• [Your instructions] List each line holding the string "this".

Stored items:
——

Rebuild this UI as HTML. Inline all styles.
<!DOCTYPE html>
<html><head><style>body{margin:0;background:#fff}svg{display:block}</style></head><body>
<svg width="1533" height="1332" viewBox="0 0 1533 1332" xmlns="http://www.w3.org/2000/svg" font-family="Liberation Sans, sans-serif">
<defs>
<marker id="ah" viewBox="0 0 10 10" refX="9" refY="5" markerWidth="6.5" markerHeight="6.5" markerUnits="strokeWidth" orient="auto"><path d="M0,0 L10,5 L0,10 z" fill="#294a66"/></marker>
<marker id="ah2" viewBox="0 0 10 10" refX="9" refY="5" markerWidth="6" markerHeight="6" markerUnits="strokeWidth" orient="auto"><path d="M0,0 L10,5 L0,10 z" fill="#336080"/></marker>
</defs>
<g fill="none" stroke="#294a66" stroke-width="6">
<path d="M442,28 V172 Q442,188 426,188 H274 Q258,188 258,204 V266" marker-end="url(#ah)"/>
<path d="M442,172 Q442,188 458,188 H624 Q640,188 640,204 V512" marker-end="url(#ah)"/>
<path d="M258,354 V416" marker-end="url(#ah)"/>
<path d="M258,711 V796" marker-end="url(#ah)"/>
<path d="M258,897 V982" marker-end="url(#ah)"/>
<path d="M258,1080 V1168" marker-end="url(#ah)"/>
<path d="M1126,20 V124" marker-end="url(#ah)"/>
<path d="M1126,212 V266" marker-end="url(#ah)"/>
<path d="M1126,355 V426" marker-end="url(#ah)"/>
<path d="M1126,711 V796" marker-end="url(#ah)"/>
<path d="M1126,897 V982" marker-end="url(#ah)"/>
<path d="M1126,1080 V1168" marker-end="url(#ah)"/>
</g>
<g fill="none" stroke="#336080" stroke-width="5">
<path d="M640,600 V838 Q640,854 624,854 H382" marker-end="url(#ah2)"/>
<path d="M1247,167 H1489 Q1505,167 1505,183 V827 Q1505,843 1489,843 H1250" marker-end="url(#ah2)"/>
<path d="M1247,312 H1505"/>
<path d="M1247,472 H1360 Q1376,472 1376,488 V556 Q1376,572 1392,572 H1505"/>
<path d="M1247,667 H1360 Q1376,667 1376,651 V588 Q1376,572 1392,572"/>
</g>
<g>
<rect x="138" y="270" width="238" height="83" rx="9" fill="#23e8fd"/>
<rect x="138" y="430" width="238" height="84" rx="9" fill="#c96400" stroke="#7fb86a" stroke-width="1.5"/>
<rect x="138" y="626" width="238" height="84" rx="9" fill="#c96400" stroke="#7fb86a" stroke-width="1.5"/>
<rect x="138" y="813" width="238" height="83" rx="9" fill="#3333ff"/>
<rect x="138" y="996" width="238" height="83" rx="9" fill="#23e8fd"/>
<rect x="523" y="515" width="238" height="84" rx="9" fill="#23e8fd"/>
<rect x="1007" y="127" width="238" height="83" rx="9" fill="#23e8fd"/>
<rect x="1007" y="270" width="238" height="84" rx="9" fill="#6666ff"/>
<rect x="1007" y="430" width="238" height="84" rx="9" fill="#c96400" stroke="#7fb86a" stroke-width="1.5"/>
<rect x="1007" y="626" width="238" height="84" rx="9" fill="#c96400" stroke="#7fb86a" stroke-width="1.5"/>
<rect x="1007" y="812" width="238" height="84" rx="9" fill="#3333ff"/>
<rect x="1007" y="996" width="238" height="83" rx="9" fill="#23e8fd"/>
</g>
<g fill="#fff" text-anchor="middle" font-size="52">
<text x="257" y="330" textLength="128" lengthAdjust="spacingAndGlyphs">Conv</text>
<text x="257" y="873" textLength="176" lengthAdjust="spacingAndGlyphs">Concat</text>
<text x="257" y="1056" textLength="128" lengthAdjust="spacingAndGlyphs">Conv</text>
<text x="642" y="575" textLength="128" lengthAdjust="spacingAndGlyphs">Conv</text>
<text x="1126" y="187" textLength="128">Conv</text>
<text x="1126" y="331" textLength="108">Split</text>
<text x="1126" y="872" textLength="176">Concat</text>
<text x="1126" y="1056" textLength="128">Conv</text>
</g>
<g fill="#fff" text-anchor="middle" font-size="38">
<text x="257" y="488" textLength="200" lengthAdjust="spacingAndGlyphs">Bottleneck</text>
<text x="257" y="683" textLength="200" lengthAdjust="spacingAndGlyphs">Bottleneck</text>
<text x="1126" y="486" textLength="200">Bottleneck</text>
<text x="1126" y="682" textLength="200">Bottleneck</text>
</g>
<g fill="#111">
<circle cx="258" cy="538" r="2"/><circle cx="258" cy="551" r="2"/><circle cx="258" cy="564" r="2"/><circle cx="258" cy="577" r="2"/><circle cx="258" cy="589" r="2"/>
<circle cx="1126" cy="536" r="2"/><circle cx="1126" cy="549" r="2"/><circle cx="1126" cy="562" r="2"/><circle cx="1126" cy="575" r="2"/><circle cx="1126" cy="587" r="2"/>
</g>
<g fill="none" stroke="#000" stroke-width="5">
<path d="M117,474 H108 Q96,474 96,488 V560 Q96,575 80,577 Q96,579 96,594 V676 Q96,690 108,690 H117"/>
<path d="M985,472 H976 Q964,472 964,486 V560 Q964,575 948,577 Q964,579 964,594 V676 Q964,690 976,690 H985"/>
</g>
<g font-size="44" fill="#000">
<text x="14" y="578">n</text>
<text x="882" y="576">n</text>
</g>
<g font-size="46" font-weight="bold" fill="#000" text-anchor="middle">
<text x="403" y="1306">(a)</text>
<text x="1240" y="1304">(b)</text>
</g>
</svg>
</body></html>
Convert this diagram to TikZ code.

——

• [Result of the exercise]
Rebuild this UI as HTML. Inline all styles.
Convert this diagram to TikZ code.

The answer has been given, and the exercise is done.